Programming on Scripps Local Media’s 54 stations has been suspended in a retransmission dispute with DirecTV, cutting off viewers across major markets including Baltimore, Denver, Las Vegas and Miami. The blackout affects local news, live sports and upcoming June primary-election coverage, while DirecTV says Scripps is demanding the highest rates it has ever received from a station group. Scripps says it is negotiating in good faith and that restoring access to local journalism and emergency alerts remains the priority.

Analysis

This is less about one blackout and more about the accelerating bargaining-power transfer from legacy distributors to content owners. The immediate P&L hit is likely limited, but the second-order risk is churn: every prolonged local-sports outage trains households to treat pay-TV as optional, which structurally weakens distributor pricing power at the next renewal cycle. That matters most in markets where local news and live sports are the last differentiated reasons to keep a bundle.

The more important pressure point is political and regulatory rather than advertising. Loss of access ahead of primaries and major sports creates a consumer-anger event that can attract state AG scrutiny, FCC attention, and congressional theater around retransmission consent, especially if the dispute lasts beyond 1-2 weeks. If that happens, the downside extends from temporary subscriber frustration to a higher probability of caps, arbitration reforms, or must-carry style concessions that would compress long-run economics for broadcasters.
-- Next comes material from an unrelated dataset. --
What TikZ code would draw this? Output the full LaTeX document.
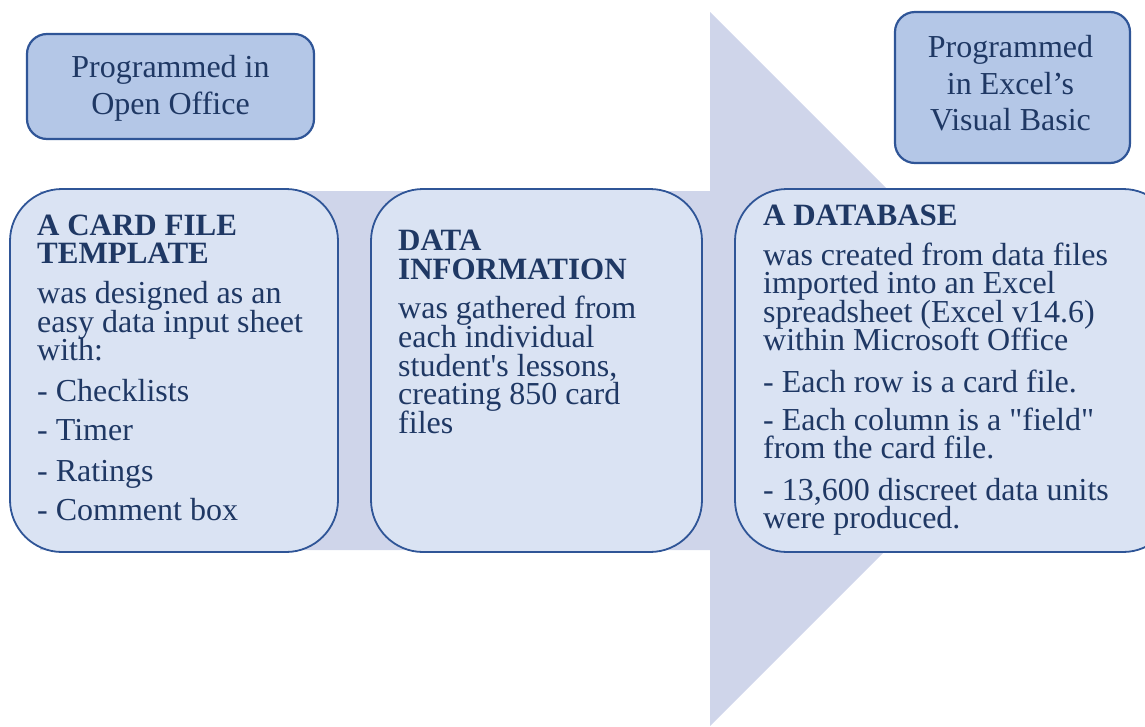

For Scripps, the risk is that aggressive negotiation extracts a better rate only after meaningful reputation damage and potential affiliate substitution by viewers via streaming alternatives. For DirecTV, the near-term optics are ugly, but the strategic incentive is to show it will let blackouts happen rather than structurally overpay; that improves its leverage versus other station groups if management is willing to absorb a few more headline hits. The likely winner of a prolonged dispute is not another pay-TV operator, but streaming bundles and antenna/FAST adoption, which gain incremental trial from households forced to find substitutes quickly.

The contrarian view is that the market may overestimate how much this changes medium-term revenue. Retrans revenue is sticky, and local content still has unique demand spikes; if Scripps can hold the line for even a modest rate increase, the blackout pain may be a short-lived negotiating tactic rather than a secular deterioration. The bigger tell is whether the dispute resolves within days or drags into the next sports-heavy window; duration, not the initial blackout, is what determines whether this becomes a one-off skirmish or a template for broader distributor resistance.